I am a working mom and these are my confessions.
My first week back at work was rough. Ha! Understatement of the year. It was beyond rough. I didn’t wear any makeup. Not because I didn’t want to,
but because I couldn’t. Not one day went by that I didn’t cry. That I didn’t feel like a piece of myself was missing. That I didn’t feel guilty for leaving my child with strangers in a strange place in the middle of Hollywood.
Adelaide can be a bit of a diva. But over the last 6 months I’ve learned how to “handle” her. Like her mama, she doesn’t like schedules. She wants to eat when she’s hungry, sleep when she’s tired, and be changed the moment her diaper is soiled. Can you blame her? I would want the same thing. Daycare makes that hard. There are so many other kids they have to care for that Adelaide isn’t getting the one on one attention she needs. They have been trying to force a schedule that she doesn’t want, and so she refuses to eat. She doesn’t sleep as long as she does at home either. And it crushes me!
I’m mad at myself for living in a world where I have to work to survive. But I also feel an enormous amount of guilt for loving my job and be excited about what I do.
For now, I guess I just have to live with the guilt, sadness and feeling of loss. I hear it gets easier. At this point in time, I’m not convinced.
I am a working mom, and these are my week one confessions.
I was in the shower the other night, winding down from my day with the baby. This is my one time each day to relax; to meditate and reflect. And yet I found myself having a panic attack.
I am currently on maternity leave from work. I got my 6 weeks of disability at 50% of my salary after Adelaide was born. Since then, I’ve been on unpaid leave because my employer, like most across the nation, does not offer any form of paid maternity leave to bond with your new child. Knowing this, my husband and I saved up money during my pregnancy so that I could take a full 6 months to be with my baby and nurse her exclusively. But only for 6 months. (In a perfect world, I would wait until she was 1)

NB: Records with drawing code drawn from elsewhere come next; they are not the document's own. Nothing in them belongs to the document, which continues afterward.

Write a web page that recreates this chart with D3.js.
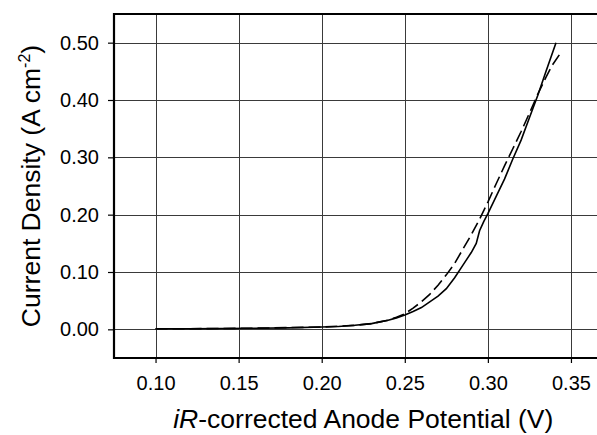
<!DOCTYPE html>
<html>
<head>
<meta charset="utf-8">
<script src="https://cdn.jsdelivr.net/npm/d3@7"></script>
<style>
  html, body { margin: 0; padding: 0; background: #fff; overflow: hidden; }
  svg { display: block; }
  text { font-family: "Liberation Sans", Arial, sans-serif; fill: #000; }
</style>
</head>
<body>
<svg id="chart" width="597" height="435"></svg>
<script>
// ---- data ----
const xTicks = [0.10, 0.15, 0.20, 0.25, 0.30, 0.35];
const yTicks = [0.00, 0.10, 0.20, 0.30, 0.40, 0.50];

const solidX = [0.10, 0.12, 0.14, 0.16, 0.18, 0.20, 0.21, 0.22, 0.23, 0.235, 0.24, 0.245, 0.25, 0.255, 0.26, 0.265, 0.27, 0.275, 0.28, 0.285, 0.29, 0.293, 0.295, 0.2975, 0.30, 0.305, 0.31, 0.315, 0.32, 0.325, 0.33, 0.335, 0.341];
const solidY = [0.001, 0.001, 0.0015, 0.002, 0.0025, 0.004, 0.005, 0.007, 0.010, 0.013, 0.016, 0.020, 0.025, 0.031, 0.038, 0.048, 0.058, 0.071, 0.090, 0.112, 0.134, 0.150, 0.172, 0.188, 0.202, 0.232, 0.262, 0.297, 0.330, 0.369, 0.408, 0.450, 0.500];

const dashX = [0.10, 0.12, 0.14, 0.16, 0.18, 0.20, 0.22, 0.23, 0.24, 0.245, 0.25, 0.255, 0.26, 0.265, 0.27, 0.275, 0.28, 0.285, 0.29, 0.295, 0.30, 0.305, 0.31, 0.315, 0.32, 0.325, 0.33, 0.335, 0.3386, 0.3435];
const dashY = [0.001, 0.001, 0.0015, 0.002, 0.003, 0.004, 0.007, 0.010, 0.016, 0.021, 0.027, 0.037, 0.048, 0.061, 0.077, 0.095, 0.115, 0.140, 0.165, 0.192, 0.222, 0.254, 0.285, 0.315, 0.345, 0.377, 0.410, 0.440, 0.460, 0.481];

const xTitle = "-corrected Anode Potential (V)";
const yTitle = "Current Density (A cm";

// ---- scales ----
const svg = d3.select("#chart");
const x = d3.scaleLinear().domain([0.075, 0.375]).range([114, 612.5]);
const y = d3.scaleLinear().domain([-0.05, 0.55]).range([358, 14]);
const x0 = x.range()[0], x1 = x.range()[1], y0 = y.range()[0], y1 = y.range()[1];

// gridlines
const grid = svg.append("g").attr("stroke", "#3a3a3a").attr("stroke-width", 1).attr("shape-rendering", "crispEdges");
grid.selectAll("line.v").data(xTicks).join("line")
  .attr("x1", d => Math.round(x(d)) + 0.5).attr("x2", d => Math.round(x(d)) + 0.5)
  .attr("y1", y1).attr("y2", y0);
grid.selectAll("line.h").data(yTicks).join("line")
  .attr("y1", d => Math.round(y(d)) + 0.5).attr("y2", d => Math.round(y(d)) + 0.5)
  .attr("x1", x0).attr("x2", x1);

// axes
const xAxis = d3.axisBottom(x).tickValues(xTicks).tickFormat(d3.format(".2f")).tickSize(5).tickSizeOuter(0).tickPadding(13);
const yAxis = d3.axisLeft(y).tickValues(yTicks).tickFormat(d3.format(".2f")).tickSize(6).tickSizeOuter(0).tickPadding(9);

const gx = svg.append("g").attr("transform", `translate(0,${y0})`).call(xAxis);
const gy = svg.append("g").attr("transform", `translate(${x0},0)`).call(yAxis);
[gx, gy].forEach(g => {
  g.attr("font-family", null).attr("font-size", null);
  g.select(".domain").remove();
  g.selectAll(".tick line").attr("stroke", "#000").attr("stroke-width", 1.2);
  g.selectAll(".tick text").attr("font-size", 20).attr("font-family", "Liberation Sans, Arial, sans-serif").attr("fill", "#000");
});

// border (left, top, bottom)
svg.append("path")
  .attr("d", `M${x1},${y1}H${x0}V${y0}H${x1}`)
  .attr("fill", "none").attr("stroke", "#000").attr("stroke-width", 2.2);

// series
const line = d3.line().x(d => x(d[0])).y(d => y(d[1]));
const solid = solidX.map((v, i) => [v, solidY[i]]);
const dashed = dashX.map((v, i) => [v, dashY[i]]);

svg.append("path").datum(dashed).attr("d", line)
  .attr("fill", "none").attr("stroke", "#000").attr("stroke-width", 1.6)
  .attr("stroke-dasharray", "12,5");
svg.append("path").datum(solid).attr("d", line)
  .attr("fill", "none").attr("stroke", "#000").attr("stroke-width", 1.6);

// axis titles
const xt = svg.append("text")
  .attr("x", (x0 + x1) / 2).attr("y", 428)
  .attr("text-anchor", "middle").attr("font-size", 26.5);
xt.append("tspan").attr("font-style", "italic").text("iR");
xt.append("tspan").text(xTitle);

const yt = svg.append("text")
  .attr("transform", `translate(40,${(y0 + y1) / 2}) rotate(-90)`)
  .attr("text-anchor", "middle").attr("font-size", 26.5);
yt.append("tspan").text(yTitle);
yt.append("tspan").attr("font-size", 16).attr("dy", -10).text("-2");
yt.append("tspan").attr("dy", 10).text(")");
</script>
</body>
</html>
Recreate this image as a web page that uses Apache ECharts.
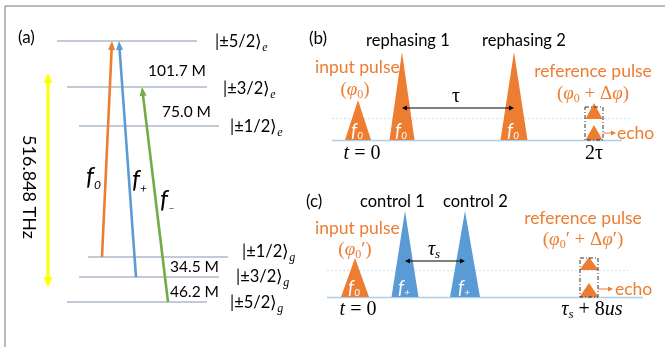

So, while in the shower the other night, I thought about going back to work on August 3. About leaving my baby girl with strangers at her daycare. About the feelings of abandonment she will feel not having mommy with her all day. And the bonds she will forge with her new caregivers as a result. Even as I sit here typing this, Adelaide feeding on my breast, I feel the tightening in my throat. The pit in my stomach. The tension in my chest. The start of what will become a panic attack if I allow it to progress to that.
You see, I am overwhelmed with emotion at the thought of returning to work. I love my job. I have one of the best jobs in the world. I work with amazing people. And my bosses are my mentors. I both look forward to and dread my first day back. I am shaking at the thought; both the excitement and the guilt.
I still don’t know how I am going to make it through that day. I know I will. Other mom’s have done it. And when their babies were much younger. I just never thought I would have to deal with the guilt and dread of being a working mama.